### DIRECTIVE
Copy all lines in which the word "this" can be found.

### PROVIDED RECORDS
● ● ● ● ●

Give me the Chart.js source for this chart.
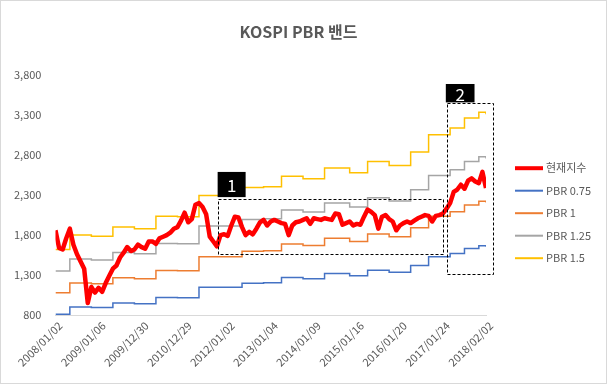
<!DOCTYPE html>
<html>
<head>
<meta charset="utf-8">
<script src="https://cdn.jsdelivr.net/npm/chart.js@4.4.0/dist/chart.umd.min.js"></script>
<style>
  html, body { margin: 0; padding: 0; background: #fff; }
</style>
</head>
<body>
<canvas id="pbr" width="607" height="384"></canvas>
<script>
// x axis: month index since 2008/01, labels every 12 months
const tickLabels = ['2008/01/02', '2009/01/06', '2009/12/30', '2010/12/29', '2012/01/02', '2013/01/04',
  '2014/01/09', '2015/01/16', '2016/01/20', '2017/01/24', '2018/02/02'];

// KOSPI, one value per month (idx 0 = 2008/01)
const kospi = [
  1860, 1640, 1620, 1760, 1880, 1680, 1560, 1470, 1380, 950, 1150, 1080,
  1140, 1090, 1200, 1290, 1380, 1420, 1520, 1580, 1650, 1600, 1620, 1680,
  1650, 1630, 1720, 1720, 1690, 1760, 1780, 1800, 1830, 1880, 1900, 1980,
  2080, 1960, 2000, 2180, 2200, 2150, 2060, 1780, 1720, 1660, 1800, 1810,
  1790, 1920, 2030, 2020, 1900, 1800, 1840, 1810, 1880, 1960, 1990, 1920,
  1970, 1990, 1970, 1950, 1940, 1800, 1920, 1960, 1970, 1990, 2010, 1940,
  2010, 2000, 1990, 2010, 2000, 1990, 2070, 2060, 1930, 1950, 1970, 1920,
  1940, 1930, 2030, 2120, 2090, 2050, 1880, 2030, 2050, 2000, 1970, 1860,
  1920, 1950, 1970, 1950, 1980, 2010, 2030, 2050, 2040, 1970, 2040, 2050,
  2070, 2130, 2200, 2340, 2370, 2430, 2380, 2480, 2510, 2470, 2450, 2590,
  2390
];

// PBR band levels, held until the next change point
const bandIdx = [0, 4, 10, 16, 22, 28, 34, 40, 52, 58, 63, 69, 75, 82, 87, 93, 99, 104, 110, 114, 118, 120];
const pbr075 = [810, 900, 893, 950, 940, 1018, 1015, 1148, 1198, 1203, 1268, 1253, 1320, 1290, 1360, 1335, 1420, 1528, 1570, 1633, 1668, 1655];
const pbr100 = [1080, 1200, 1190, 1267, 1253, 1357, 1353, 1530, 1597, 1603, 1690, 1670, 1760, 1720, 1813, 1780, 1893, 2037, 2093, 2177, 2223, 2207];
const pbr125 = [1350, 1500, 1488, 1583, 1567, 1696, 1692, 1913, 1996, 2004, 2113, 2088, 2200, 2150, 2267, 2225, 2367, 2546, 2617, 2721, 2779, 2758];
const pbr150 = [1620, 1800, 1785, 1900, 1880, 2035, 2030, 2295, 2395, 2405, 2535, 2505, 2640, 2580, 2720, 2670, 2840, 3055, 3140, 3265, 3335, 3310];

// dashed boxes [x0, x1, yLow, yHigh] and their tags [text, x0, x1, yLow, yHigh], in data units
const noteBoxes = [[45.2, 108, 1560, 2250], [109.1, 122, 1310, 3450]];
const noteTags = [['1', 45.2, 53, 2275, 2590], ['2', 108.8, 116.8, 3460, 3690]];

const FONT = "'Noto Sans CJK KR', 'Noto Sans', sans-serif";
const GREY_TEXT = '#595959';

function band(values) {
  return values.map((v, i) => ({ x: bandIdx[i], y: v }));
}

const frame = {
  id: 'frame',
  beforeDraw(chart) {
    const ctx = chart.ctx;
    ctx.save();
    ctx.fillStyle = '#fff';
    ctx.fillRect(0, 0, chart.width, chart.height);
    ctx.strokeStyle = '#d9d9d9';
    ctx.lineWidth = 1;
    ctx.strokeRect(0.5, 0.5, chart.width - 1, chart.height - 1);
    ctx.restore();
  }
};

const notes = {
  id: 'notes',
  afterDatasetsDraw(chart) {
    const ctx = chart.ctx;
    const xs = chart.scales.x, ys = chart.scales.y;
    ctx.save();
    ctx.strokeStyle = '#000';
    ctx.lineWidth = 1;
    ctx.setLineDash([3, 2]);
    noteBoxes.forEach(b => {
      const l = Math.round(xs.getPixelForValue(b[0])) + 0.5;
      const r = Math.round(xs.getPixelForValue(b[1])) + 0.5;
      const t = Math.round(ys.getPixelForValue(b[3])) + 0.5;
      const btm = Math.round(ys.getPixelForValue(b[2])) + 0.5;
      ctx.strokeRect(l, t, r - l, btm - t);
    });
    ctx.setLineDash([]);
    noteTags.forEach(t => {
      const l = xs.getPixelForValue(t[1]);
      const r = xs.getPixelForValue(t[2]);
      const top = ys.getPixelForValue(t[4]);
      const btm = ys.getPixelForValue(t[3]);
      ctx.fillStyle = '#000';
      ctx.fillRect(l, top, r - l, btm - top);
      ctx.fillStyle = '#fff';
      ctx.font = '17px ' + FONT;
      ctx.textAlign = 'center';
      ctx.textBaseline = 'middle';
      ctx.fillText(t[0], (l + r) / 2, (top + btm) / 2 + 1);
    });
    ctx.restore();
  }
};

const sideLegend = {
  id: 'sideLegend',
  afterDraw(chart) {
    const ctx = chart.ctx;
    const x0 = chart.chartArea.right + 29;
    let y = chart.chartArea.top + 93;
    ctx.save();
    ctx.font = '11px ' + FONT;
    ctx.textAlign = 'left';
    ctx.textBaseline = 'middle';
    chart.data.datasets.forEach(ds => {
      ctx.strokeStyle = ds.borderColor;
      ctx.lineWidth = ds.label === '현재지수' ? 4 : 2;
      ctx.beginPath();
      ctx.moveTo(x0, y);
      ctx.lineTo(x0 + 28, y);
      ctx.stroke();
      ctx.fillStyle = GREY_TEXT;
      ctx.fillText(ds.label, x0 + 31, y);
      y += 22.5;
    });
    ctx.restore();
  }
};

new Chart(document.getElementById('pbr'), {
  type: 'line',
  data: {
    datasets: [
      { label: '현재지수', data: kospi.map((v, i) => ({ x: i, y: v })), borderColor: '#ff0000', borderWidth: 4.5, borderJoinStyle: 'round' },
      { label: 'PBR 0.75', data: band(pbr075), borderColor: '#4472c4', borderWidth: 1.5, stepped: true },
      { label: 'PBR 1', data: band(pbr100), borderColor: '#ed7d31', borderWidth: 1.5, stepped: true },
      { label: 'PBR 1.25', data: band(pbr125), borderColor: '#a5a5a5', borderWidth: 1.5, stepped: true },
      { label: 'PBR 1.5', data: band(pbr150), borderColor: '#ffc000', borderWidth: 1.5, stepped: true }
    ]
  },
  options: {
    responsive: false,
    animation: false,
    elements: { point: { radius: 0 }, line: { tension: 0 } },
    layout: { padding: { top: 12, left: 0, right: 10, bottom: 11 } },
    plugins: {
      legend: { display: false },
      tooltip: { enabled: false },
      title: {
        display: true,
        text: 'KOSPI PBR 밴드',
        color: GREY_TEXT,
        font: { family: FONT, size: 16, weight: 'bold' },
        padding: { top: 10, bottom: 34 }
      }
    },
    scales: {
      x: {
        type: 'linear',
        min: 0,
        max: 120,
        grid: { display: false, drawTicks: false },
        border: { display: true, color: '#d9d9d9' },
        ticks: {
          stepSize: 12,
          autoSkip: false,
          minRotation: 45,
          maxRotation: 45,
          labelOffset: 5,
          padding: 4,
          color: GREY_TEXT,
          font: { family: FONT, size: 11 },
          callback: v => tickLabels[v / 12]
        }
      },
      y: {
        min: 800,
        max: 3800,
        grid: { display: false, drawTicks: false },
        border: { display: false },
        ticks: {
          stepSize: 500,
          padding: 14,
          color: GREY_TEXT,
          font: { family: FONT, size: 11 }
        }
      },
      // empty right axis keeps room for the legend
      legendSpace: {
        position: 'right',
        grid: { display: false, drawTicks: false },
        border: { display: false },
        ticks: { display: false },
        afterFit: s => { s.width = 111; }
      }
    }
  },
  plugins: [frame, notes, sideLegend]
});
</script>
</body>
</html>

● ● ● ● ●

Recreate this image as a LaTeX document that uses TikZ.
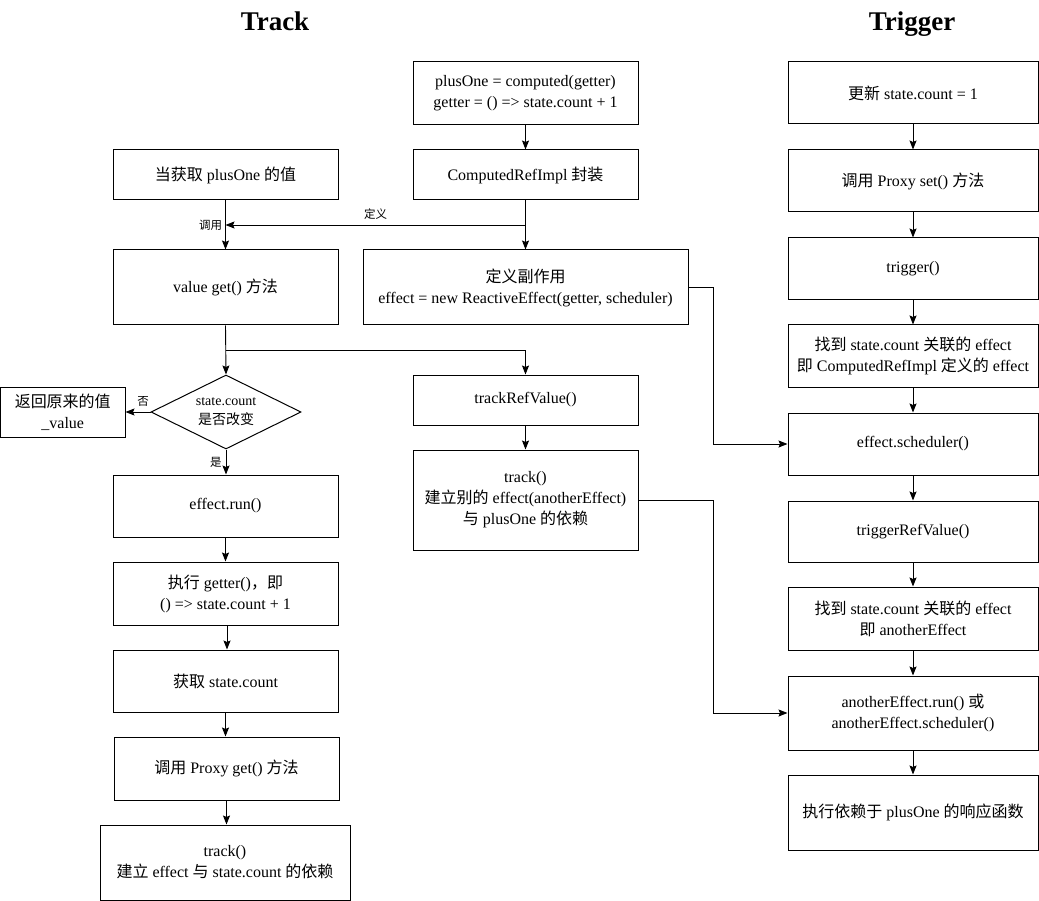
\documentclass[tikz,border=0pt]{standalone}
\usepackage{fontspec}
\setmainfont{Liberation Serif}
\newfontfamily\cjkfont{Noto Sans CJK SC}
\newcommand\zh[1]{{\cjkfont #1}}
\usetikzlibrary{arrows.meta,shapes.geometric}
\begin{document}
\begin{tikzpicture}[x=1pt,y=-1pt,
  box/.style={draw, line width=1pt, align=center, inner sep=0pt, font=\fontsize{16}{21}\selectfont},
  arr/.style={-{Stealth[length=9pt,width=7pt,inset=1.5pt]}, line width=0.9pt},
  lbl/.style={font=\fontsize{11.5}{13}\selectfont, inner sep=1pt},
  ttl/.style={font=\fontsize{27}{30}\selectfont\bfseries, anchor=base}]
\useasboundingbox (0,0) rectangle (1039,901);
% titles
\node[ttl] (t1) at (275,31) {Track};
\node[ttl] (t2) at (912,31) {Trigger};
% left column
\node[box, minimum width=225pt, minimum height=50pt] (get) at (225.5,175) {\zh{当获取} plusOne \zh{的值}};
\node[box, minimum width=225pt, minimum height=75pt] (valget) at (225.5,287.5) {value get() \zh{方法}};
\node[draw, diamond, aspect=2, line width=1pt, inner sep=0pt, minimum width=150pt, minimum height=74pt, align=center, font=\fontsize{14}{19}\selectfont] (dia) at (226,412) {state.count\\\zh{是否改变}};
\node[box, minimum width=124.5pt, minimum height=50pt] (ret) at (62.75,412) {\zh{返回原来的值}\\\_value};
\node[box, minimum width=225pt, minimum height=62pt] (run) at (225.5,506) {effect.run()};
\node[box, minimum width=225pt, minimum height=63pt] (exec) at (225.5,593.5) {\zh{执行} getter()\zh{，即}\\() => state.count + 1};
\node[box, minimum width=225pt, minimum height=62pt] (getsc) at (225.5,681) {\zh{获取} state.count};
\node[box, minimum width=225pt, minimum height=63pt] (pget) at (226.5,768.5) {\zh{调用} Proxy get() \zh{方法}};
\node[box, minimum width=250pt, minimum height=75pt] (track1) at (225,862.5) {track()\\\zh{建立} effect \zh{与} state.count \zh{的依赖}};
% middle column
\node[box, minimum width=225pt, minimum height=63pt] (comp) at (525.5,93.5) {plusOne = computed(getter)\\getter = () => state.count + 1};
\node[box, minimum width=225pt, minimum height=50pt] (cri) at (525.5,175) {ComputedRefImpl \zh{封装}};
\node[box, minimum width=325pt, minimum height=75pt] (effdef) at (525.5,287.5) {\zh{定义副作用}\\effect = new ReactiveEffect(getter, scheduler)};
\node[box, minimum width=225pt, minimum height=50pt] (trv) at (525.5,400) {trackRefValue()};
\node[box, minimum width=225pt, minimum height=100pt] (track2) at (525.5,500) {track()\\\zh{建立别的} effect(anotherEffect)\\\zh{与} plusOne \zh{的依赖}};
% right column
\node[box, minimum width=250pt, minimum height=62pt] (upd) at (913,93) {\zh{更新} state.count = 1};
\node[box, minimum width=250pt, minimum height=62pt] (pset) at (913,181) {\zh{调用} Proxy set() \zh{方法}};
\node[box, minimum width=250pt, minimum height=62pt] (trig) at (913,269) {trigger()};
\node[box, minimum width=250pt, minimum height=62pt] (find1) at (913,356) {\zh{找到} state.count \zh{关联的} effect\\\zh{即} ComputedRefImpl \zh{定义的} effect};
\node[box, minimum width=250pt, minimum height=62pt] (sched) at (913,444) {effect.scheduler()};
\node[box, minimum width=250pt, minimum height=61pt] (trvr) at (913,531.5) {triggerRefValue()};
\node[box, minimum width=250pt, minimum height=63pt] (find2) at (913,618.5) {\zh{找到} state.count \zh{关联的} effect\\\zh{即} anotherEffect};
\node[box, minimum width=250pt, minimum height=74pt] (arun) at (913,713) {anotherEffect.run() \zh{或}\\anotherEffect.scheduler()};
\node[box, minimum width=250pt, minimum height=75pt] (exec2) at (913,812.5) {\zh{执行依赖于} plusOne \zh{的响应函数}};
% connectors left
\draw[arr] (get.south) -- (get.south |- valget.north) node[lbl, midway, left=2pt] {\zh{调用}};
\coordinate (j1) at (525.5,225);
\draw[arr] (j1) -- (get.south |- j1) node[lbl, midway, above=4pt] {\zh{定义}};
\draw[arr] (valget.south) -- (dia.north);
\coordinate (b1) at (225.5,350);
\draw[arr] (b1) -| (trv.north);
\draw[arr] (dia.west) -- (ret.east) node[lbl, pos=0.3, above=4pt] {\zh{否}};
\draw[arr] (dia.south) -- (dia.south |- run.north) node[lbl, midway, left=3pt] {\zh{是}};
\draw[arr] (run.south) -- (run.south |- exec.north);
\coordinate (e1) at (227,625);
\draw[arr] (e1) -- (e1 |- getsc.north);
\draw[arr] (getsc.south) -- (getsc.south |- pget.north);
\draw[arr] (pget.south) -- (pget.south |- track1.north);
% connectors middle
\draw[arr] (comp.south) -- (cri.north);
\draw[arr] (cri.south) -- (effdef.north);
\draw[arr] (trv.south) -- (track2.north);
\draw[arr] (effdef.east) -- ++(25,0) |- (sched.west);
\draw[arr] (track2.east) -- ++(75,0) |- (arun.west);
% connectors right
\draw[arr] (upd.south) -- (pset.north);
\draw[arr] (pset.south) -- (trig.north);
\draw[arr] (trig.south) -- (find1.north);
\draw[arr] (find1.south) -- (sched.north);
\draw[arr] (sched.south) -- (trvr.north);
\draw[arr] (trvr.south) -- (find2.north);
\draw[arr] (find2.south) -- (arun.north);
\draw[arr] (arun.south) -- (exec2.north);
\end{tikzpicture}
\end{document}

● ● ● ● ●

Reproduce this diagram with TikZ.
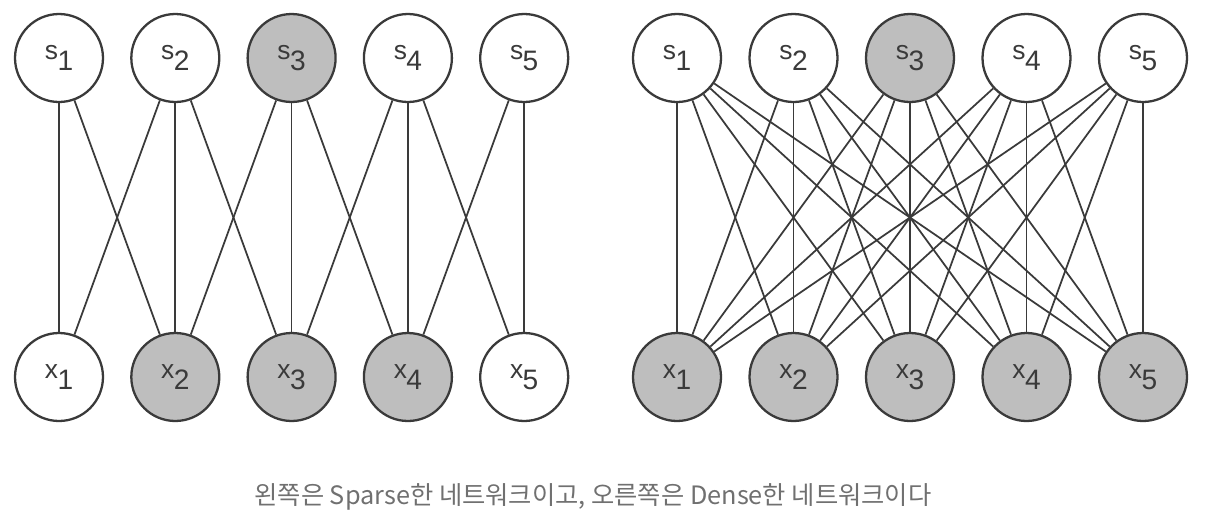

● ● ● ● ●

### ANSWER
Give me the Chart.js source for this chart.
Recreate this image as a LaTeX document that uses TikZ.
Reproduce this diagram with TikZ.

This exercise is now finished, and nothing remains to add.